### Brief
All of the data should be output character for character, except the pictures.

### Material provided
___

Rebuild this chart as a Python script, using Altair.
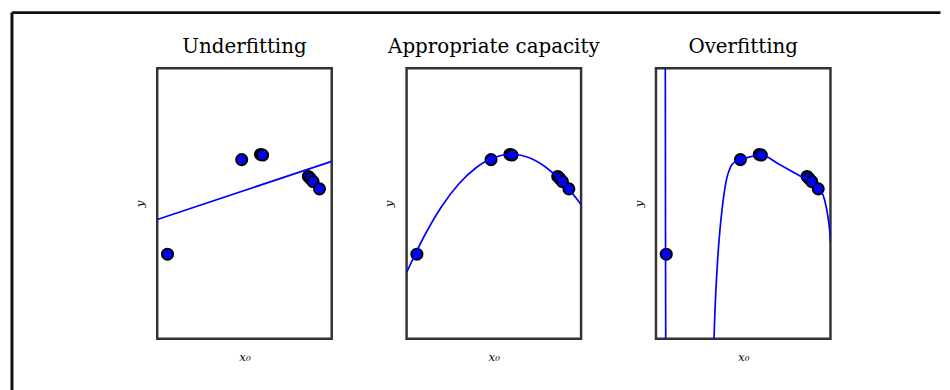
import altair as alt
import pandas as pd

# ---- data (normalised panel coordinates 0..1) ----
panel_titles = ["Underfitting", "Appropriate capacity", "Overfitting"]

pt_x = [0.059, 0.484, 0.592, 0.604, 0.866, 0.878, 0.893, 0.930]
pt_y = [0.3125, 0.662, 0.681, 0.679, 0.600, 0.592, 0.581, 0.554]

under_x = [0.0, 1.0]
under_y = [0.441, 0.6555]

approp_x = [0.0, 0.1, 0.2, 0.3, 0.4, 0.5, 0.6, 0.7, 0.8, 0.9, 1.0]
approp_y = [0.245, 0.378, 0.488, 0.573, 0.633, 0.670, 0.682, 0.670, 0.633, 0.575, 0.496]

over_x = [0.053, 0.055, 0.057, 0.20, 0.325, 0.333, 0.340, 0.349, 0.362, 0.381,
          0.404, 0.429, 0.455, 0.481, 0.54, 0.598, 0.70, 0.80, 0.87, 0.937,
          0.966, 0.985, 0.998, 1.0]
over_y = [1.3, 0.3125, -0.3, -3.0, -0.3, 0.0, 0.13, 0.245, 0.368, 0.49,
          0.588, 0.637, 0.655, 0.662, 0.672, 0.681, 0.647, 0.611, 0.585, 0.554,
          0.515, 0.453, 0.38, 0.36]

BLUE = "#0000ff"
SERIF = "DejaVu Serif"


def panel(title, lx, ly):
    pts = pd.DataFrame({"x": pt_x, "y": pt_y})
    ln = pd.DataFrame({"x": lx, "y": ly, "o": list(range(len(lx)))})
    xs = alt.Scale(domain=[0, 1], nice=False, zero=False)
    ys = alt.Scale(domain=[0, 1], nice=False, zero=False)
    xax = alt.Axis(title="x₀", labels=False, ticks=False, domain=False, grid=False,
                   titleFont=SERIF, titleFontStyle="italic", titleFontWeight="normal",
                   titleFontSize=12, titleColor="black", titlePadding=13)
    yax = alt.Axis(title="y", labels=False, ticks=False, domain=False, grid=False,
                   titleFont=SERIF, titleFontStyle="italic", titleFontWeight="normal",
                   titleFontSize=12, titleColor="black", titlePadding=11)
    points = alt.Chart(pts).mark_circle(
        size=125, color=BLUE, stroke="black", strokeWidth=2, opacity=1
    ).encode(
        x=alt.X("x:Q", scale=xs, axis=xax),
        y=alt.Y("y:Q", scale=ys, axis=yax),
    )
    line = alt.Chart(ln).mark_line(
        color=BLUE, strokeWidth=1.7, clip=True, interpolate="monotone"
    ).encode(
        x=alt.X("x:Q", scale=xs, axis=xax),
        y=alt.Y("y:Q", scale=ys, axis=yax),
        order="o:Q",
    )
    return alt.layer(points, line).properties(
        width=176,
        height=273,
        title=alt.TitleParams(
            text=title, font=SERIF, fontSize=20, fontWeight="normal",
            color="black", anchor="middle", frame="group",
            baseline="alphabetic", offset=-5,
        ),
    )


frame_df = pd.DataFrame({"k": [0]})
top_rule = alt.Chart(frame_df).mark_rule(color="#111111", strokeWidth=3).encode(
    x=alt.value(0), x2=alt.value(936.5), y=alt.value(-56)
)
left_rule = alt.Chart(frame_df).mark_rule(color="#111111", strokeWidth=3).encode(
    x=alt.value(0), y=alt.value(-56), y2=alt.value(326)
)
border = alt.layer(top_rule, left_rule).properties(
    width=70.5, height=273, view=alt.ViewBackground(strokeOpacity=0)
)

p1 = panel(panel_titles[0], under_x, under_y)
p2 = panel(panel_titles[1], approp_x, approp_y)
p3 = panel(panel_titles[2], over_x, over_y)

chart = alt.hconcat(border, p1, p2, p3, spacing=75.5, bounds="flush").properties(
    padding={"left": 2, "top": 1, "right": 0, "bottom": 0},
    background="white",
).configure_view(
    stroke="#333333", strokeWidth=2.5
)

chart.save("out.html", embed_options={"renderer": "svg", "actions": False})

___

### Exercise output
Rebuild this chart as a Python script, using Altair.
import altair as alt
import pandas as pd

# ---- data (normalised panel coordinates 0..1) ----
panel_titles = ["Underfitting", "Appropriate capacity", "Overfitting"]

pt_x = [0.059, 0.484, 0.592, 0.604, 0.866, 0.878, 0.893, 0.930]
pt_y = [0.3125, 0.662, 0.681, 0.679, 0.600, 0.592, 0.581, 0.554]

under_x = [0.0, 1.0]
under_y = [0.441, 0.6555]

approp_x = [0.0, 0.1, 0.2, 0.3, 0.4, 0.5, 0.6, 0.7, 0.8, 0.9, 1.0]
approp_y = [0.245, 0.378, 0.488, 0.573, 0.633, 0.670, 0.682, 0.670, 0.633, 0.575, 0.496]

over_x = [0.053, 0.055, 0.057, 0.20, 0.325, 0.333, 0.340, 0.349, 0.362, 0.381,
          0.404, 0.429, 0.455, 0.481, 0.54, 0.598, 0.70, 0.80, 0.87, 0.937,
          0.966, 0.985, 0.998, 1.0]
over_y = [1.3, 0.3125, -0.3, -3.0, -0.3, 0.0, 0.13, 0.245, 0.368, 0.49,
          0.588, 0.637, 0.655, 0.662, 0.672, 0.681, 0.647, 0.611, 0.585, 0.554,
          0.515, 0.453, 0.38, 0.36]

BLUE = "#0000ff"
SERIF = "DejaVu Serif"


def panel(title, lx, ly):
    pts = pd.DataFrame({"x": pt_x, "y": pt_y})
    ln = pd.DataFrame({"x": lx, "y": ly, "o": list(range(len(lx)))})
    xs = alt.Scale(domain=[0, 1], nice=False, zero=False)
    ys = alt.Scale(domain=[0, 1], nice=False, zero=False)
    xax = alt.Axis(title="x₀", labels=False, ticks=False, domain=False, grid=False,
                   titleFont=SERIF, titleFontStyle="italic", titleFontWeight="normal",
                   titleFontSize=12, titleColor="black", titlePadding=13)
    yax = alt.Axis(title="y", labels=False, ticks=False, domain=False, grid=False,
                   titleFont=SERIF, titleFontStyle="italic", titleFontWeight="normal",
                   titleFontSize=12, titleColor="black", titlePadding=11)
    points = alt.Chart(pts).mark_circle(
        size=125, color=BLUE, stroke="black", strokeWidth=2, opacity=1
    ).encode(
        x=alt.X("x:Q", scale=xs, axis=xax),
        y=alt.Y("y:Q", scale=ys, axis=yax),
    )
    line = alt.Chart(ln).mark_line(
        color=BLUE, strokeWidth=1.7, clip=True, interpolate="monotone"
    ).encode(
        x=alt.X("x:Q", scale=xs, axis=xax),
        y=alt.Y("y:Q", scale=ys, axis=yax),
        order="o:Q",
    )
    return alt.layer(points, line).properties(
        width=176,
        height=273,
        title=alt.TitleParams(
            text=title, font=SERIF, fontSize=20, fontWeight="normal",
            color="black", anchor="middle", frame="group",
            baseline="alphabetic", offset=-5,
        ),
    )


frame_df = pd.DataFrame({"k": [0]})
top_rule = alt.Chart(frame_df).mark_rule(color="#111111", strokeWidth=3).encode(
    x=alt.value(0), x2=alt.value(936.5), y=alt.value(-56)
)
left_rule = alt.Chart(frame_df).mark_rule(color="#111111", strokeWidth=3).encode(
    x=alt.value(0), y=alt.value(-56), y2=alt.value(326)
)
border = alt.layer(top_rule, left_rule).properties(
    width=70.5, height=273, view=alt.ViewBackground(strokeOpacity=0)
)

p1 = panel(panel_titles[0], under_x, under_y)
p2 = panel(panel_titles[1], approp_x, approp_y)
p3 = panel(panel_titles[2], over_x, over_y)

chart = alt.hconcat(border, p1, p2, p3, spacing=75.5, bounds="flush").properties(
    padding={"left": 2, "top": 1, "right": 0, "bottom": 0},
    background="white",
).configure_view(
    stroke="#333333", strokeWidth=2.5
)

chart.save("out.html", embed_options={"renderer": "svg", "actions": False})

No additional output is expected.